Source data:

+--

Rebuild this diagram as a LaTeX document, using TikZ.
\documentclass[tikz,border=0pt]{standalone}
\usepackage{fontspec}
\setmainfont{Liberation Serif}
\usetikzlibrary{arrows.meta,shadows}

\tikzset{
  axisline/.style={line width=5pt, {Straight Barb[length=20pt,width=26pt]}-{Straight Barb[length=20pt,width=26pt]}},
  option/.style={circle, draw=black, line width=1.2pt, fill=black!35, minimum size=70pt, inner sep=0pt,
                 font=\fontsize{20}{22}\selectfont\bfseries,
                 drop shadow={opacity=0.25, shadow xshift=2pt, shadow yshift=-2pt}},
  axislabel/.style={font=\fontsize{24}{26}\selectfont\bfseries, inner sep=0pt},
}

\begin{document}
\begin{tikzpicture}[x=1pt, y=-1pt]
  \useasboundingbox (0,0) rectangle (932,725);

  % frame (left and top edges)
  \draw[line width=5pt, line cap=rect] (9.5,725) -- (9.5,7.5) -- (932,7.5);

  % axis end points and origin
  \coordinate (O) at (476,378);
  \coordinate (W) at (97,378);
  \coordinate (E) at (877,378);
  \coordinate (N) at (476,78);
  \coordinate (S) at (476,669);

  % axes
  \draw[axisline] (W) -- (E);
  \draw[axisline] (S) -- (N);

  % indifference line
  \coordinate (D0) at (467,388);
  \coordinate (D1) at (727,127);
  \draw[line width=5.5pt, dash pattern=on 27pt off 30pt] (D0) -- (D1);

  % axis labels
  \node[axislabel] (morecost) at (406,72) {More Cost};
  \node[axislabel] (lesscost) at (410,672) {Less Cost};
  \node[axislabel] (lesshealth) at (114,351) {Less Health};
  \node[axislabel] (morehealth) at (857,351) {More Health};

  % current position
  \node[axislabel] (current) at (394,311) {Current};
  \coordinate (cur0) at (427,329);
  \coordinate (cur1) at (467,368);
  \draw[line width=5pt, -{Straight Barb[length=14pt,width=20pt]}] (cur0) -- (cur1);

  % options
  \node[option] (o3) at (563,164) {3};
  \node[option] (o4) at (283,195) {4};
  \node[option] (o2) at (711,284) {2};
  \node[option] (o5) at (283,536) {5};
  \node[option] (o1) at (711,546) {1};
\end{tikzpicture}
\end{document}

+--

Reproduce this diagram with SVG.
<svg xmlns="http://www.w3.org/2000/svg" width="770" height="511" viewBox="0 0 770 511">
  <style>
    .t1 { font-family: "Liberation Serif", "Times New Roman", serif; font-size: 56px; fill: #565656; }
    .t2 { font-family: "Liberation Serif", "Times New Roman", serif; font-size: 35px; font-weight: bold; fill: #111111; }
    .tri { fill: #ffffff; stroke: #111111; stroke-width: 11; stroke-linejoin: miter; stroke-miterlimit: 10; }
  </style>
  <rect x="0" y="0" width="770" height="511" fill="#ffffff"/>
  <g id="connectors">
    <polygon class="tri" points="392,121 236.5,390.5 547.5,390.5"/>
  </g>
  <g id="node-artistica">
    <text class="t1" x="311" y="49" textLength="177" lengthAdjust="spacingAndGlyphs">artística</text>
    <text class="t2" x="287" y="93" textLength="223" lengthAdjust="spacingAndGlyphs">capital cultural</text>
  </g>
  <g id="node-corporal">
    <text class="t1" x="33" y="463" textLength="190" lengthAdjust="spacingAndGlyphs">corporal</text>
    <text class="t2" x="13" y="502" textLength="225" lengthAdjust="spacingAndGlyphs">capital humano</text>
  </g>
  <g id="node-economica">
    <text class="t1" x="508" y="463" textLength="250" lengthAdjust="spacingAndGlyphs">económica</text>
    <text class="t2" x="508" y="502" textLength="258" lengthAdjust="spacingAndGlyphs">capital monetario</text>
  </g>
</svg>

+--

▶ EXERCISE AIM:
Count every line of the records that holds the string "diagram". Write only the total.

▶ EXERCISE OUTPUT:
2